10. The author writes that she learned to "negotiate a way of belonging in this largely white, culturally very different world without abandoning the rest of my real life." (p. 106) What price does she pay for doing this? Is there a choice for African-Americans? Do white people ever have to do the same?
11. Diversity and integration? Or, separatism and co-existence? At what points in the book does the author feel one way or the other is best?
12. Talk about the author's pragmatism regarding affirmative action. Talk about the current state of affirmative action--the arguments for and against it.
13. When the author enters the workforce, she has to deal with a whole new breed of problem--an unsupportive boss. Talk about this as a reality of life. Is it worse, or more common, for African-Americans?
14. Free of her husband, her children grown, the author's mother chooses to be a companion and helper to a wealthy white woman. How does the author come to terms with this? How would you?
15. Talk about the author's relationship with Royce in Harlem. Would you have helped in the same way?
16. Talk about the difference between the world of men and the world of women. In the African-American community, who pays a bigger price for day-to-day existence? For achieving dreams?
17. Talk about Evangelical Christianity as a faith that leads Christians "not to a larger embrace of the world...but to a profound sense of hopelessness.... Their great love of God had ruined them in the company of humanity." (p. 262)

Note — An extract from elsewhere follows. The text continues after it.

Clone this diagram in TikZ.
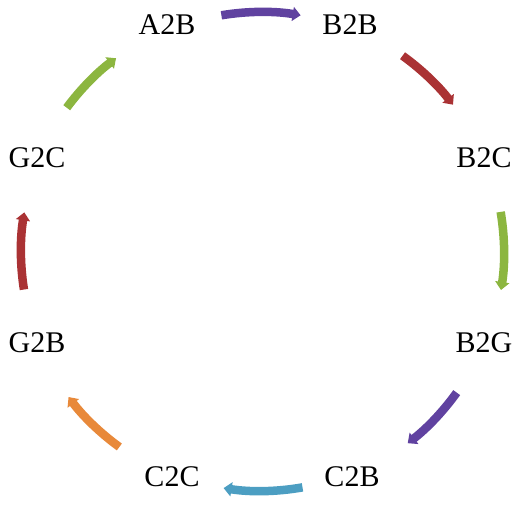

18. The author considers "color-blindness in America both an insult and a lie." (p. 263) Do you agree? Why or why not?
19. The author notes that Shelby Steele argues for forgetting and forgiveness in regard to racial issues. The author argues that "consciousness is the only path to forgiveness and reconciliation." (p. 268) What do you think?
20. Talk about the welfare reform bill of 1996. Do you agree with the author that it is a "betrayal of our interests as women." (p. 274) Have your feelings about this been influenced by reading this memoir or from your personal experience with welfare?